Problem details >> From the listing below, pull out every line where the string "this" appears.

Material shown >>
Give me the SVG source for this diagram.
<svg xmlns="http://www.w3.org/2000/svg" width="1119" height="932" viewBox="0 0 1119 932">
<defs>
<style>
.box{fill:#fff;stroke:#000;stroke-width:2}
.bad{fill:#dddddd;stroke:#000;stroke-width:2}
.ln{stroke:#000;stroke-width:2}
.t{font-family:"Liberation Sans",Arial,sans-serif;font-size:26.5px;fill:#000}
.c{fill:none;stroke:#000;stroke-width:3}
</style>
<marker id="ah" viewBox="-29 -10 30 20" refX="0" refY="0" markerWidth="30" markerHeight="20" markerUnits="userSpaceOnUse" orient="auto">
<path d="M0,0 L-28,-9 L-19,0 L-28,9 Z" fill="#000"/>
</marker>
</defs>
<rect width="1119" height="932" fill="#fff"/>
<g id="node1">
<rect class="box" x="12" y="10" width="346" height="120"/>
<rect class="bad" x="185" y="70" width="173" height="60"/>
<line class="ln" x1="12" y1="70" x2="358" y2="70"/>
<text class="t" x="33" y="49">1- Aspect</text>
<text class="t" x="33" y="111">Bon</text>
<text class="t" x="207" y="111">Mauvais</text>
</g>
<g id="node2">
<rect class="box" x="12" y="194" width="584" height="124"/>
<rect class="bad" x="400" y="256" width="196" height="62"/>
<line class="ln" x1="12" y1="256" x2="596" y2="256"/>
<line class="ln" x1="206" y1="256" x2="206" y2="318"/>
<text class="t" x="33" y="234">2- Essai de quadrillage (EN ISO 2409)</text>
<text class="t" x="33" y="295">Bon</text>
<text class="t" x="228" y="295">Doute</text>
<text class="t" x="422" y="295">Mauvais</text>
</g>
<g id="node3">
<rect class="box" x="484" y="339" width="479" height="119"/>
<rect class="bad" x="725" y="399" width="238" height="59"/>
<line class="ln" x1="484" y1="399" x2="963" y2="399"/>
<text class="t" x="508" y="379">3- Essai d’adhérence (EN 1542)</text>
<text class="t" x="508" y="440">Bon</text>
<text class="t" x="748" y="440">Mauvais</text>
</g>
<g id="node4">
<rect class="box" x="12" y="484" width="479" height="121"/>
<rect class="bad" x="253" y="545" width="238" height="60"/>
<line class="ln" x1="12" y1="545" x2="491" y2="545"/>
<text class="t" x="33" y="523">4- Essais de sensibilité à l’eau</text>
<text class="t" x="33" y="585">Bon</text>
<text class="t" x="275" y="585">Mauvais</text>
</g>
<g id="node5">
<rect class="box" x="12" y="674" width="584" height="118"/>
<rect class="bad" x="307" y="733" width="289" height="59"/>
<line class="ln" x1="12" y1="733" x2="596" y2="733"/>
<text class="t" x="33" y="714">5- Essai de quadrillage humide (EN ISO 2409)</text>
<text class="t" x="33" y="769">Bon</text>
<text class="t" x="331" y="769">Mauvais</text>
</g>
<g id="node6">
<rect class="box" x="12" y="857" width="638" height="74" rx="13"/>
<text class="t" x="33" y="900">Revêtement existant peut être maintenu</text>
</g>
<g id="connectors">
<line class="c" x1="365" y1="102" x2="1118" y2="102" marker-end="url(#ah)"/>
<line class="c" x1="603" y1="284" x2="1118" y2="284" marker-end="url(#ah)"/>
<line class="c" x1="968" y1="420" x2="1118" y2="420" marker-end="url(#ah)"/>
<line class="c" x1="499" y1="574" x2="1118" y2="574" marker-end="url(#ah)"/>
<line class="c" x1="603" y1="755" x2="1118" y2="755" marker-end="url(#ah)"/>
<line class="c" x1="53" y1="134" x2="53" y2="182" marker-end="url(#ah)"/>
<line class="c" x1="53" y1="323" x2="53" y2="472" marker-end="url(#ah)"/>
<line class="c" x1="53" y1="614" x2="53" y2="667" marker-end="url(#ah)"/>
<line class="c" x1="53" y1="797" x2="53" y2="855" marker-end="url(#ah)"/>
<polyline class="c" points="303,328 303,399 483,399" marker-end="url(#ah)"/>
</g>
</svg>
...
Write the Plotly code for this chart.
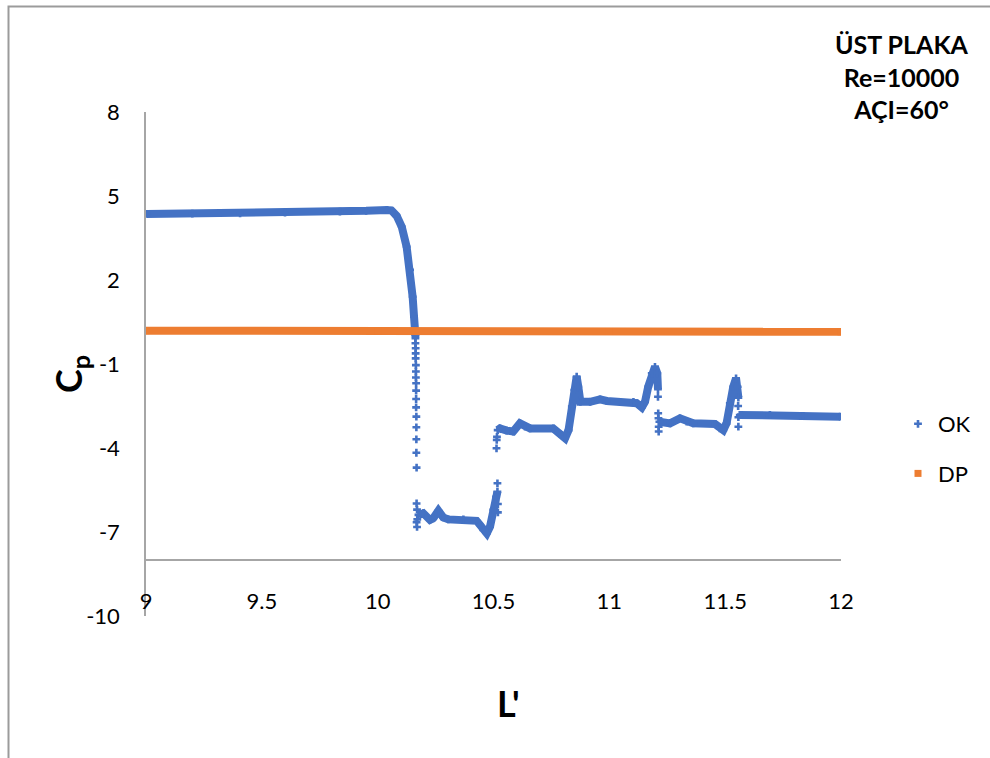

Exercise result >>
Give me the SVG source for this diagram.
Write the Plotly code for this chart.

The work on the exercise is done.